Costs for clothing, used vehicles, and airfare were also up. Food prices were unchanged for the third consecutive month.
Overall energy prices dropped 1.9%, including a 0.3% decrease in electricity costs.
Excluding the always volatile food and energy categories, core consumer prices increased 0.3% in August and are up 2.4% from this time last year.
Inflation has consistently stayed below the Federal Reserve’s 2% annual target, as the U.S. economy marked a record 10 straight years of expansion in July.
The central bank is expected to cut rates again at its Sept. 18 meeting, and the move can’t come soon enough for President Donald Trump.
The Fed last lowered rates on July 31 for the first time since the start of the recession more than a decade ago, spurred by the low inflation, Trump’s trade war with China and global growth fears.
That quarter-point cut in the benchmark short-term rate, which influences consumer and business loans from mortgages to credit cards and home equity lines of credit, put it in a range of 2% to 2.25%.

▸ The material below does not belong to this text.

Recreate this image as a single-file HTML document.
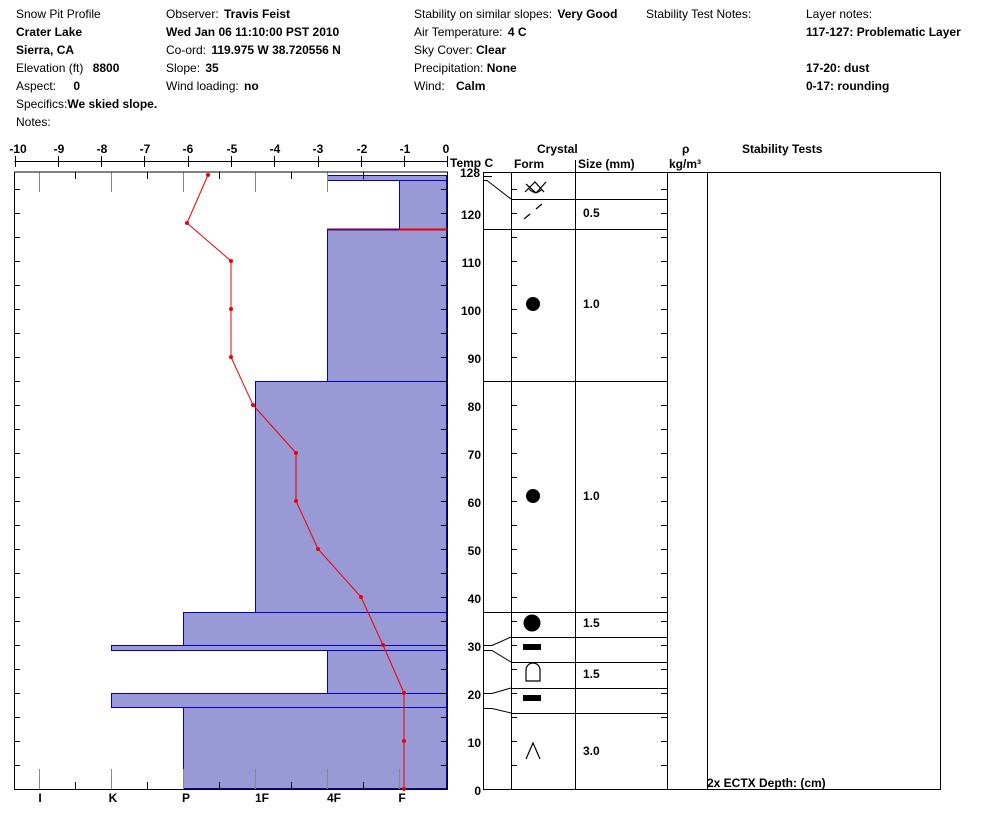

President Trump on Wednesday called for the rate to drop to zero.
“The Federal Reserve should get our interest rates down to ZERO, or less, and we should then start to refinance our debt. INTEREST COST COULD BE BROUGHT WAY DOWN, while at the same time substantially lengthening the term. We have the great currency, power, and balance sheet,” he tweeted.
Trump added, “The USA should always be paying the lowest rate. No Inflation! It is only the naïveté of Jay Powell and the Federal Reserve that doesn’t allow us to do what other countries are already doing. A once in a lifetime opportunity that we are missing because of ‘Boneheads.’”
On Wednesday, the Labor Department reported that the producer price index – which measures cost changes of products before they’re sold to the American public – also ticked up by only 0.1% in August after a 0.2% increase the month before.
Not counting food and energy, core wholesale prices rose 0.3% last month and are up 2.3% from a year ago.